Gescheiterte Gruppentherapie

von Benjamin Opratko

408 wörter
~2 minuten
Gescheiterte Gruppentherapie
Meron Mendel, Saba-Nur Cheema und Sina Arnold (Hrsg.)
Frenemies
Antisemitismus, Rassismus und ihre Kritiker*innen
Verbrecher Verlag, 2022, 350 Seiten
EUR 20,60 (AT), EUR 20,00 (DE), CHF 27,90 (CH)

Auf Deutsch wird beherzt darum gestritten, was Antisemitismus ist und wo seine Grenzen verlaufen. Bühnen des Konflikts sind häufig Kulturinstitutionen, etwa die Ruhrtriennale 2020 oder die Documenta fifteen. Dabei rücken bemerkenswerterweise nicht so sehr die Heimatgeschichte des Judenhasses und die Kontinuitäten des deutschen Antisemitismus in den Blick, sondern in erster Linie der vermeintliche oder tatsächliche Antisemitismus der anderen.

Die Herausgeberinnen und Herausgeber des Sammelbandes Frenemies lesen diese Konstellation als eine, in der sich Kritikerinnen und Kritiker des Antisemitismus und solche des Rassismus in unnötig verhärteten Fronten gegenüberstünden. Sie hätten ja eigentlich viel gemeinsam, warum nur, so fragen Meron Mendel, Saba-Nur Cheema und Sina Arnold in der Einleitung, »machen sie sich das Leben so schwer?« Das Buch präsentiert sich – gegenteiligen Beteuerungen zum Trotz – als eine Art gruppentherapeutische Familienaufstellung. 54 Autorinnen und Autoren kommen in nicht weniger als 48 Beiträgen auf rund 300 Seiten zu Wort. Jenen von Kerem Schamberger und Ramsis Kilani übrigens schmissen die Herausgeber kurz vor Veröffentlichung aus dem Buch, was zu einem Eklat führte.

Kaum ein Beitrag in Frenemies ist länger als zehn Druckseiten, oft sind es weniger als die Hälfte. So werden Frequently Asked Questions abgefrühstückt: »Wie hängt der Kapitalismus mit Rassismus zusammen?« Dreieinhalb Seiten. »Wie hängt Antisemitismus mit Kapitalismus zusammen?« Knapp vier. Und so weiter. Sollte sich Theodor W. Adorno in einer personalisierten Hölle befinden, so in etwa sähe sie aus. Kaum ein Argument wird vertieft, Meinungen ausgestellt, Begründungen weichen Anekdoten.

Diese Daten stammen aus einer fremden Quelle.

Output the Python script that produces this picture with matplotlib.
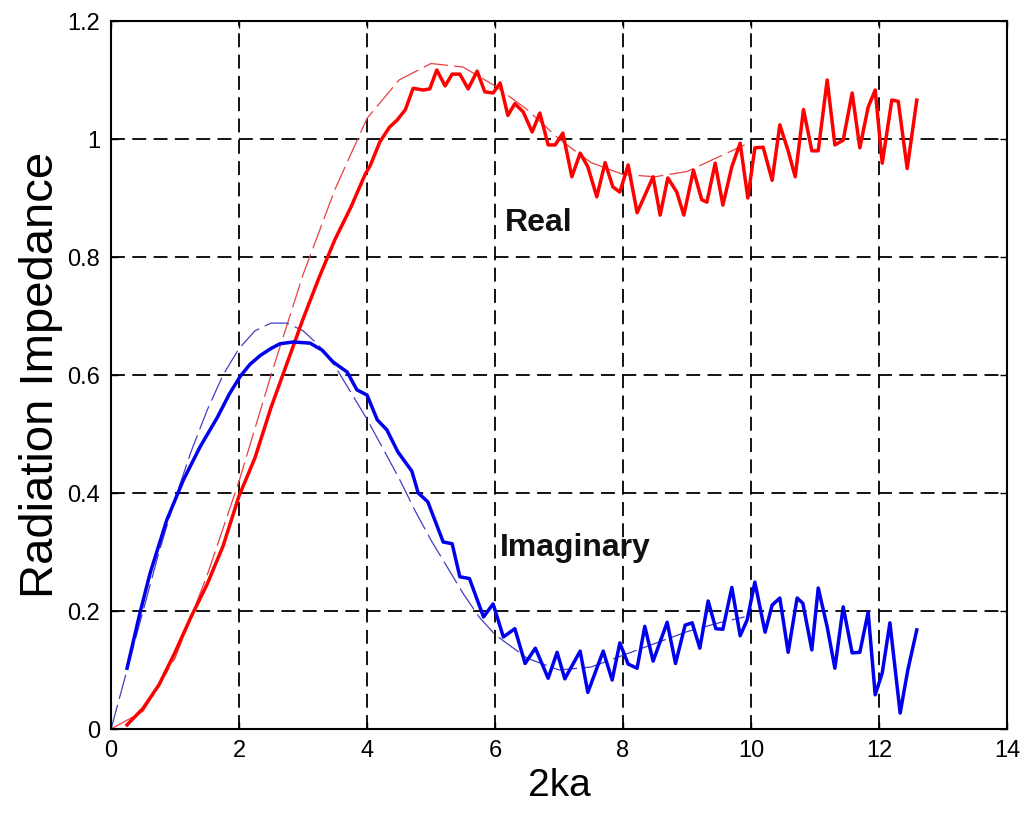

Wo auf Forschung rekurriert wird, steht oft daneben ein Beitrag, der das Gegenteil behauptet. Ein Beispiel: Adi Hagin schreibt, dass die Diskriminierung palästinensischer Bürgerinnen und Bürger Israels am »geringen Prozentsatz palästinensischer Studierender an Hochschulen« abzulesen sei. Zehn Seiten später will Gunnar Meyer die Behauptung, dass der »deutliche sozioökonomische Gap zwischen jüdischen und palästinensischen Israelis« kontinuierlich abnehme, damit belegen, dass »die Zahl palästinensischer Student*innen und Doktorand*innen (…) sich in den letzten zehn Jahren verdoppelt« habe. Beides mag stimmen. Aber ordentliche Quellenangaben gibt es ebenso wenig wie konkrete Zahlen oder wechselseitige inhaltliche Bezugnahmen in diesem als Buch verkleideten Talkshowformat.

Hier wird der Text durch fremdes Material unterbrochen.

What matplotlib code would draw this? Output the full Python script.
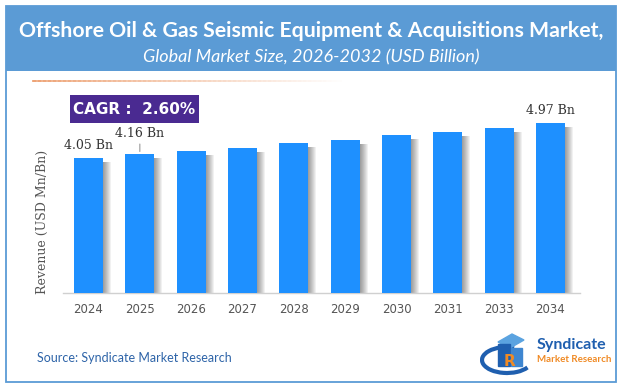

In der Einleitung nennen die Herausgeber ihr eigenes Buch einen »Fehler«. Anstatt einen »respektvollen und politischen Streitraum zu schaffen«, sei das Projekt selbst in die »Grabenkämpfe« hineingezogen worden. Zumindest dieser Einschätzung ist zuzustimmen. Bloß, wo der Fehler liegt, darüber ließe sich gehaltvoll streiten.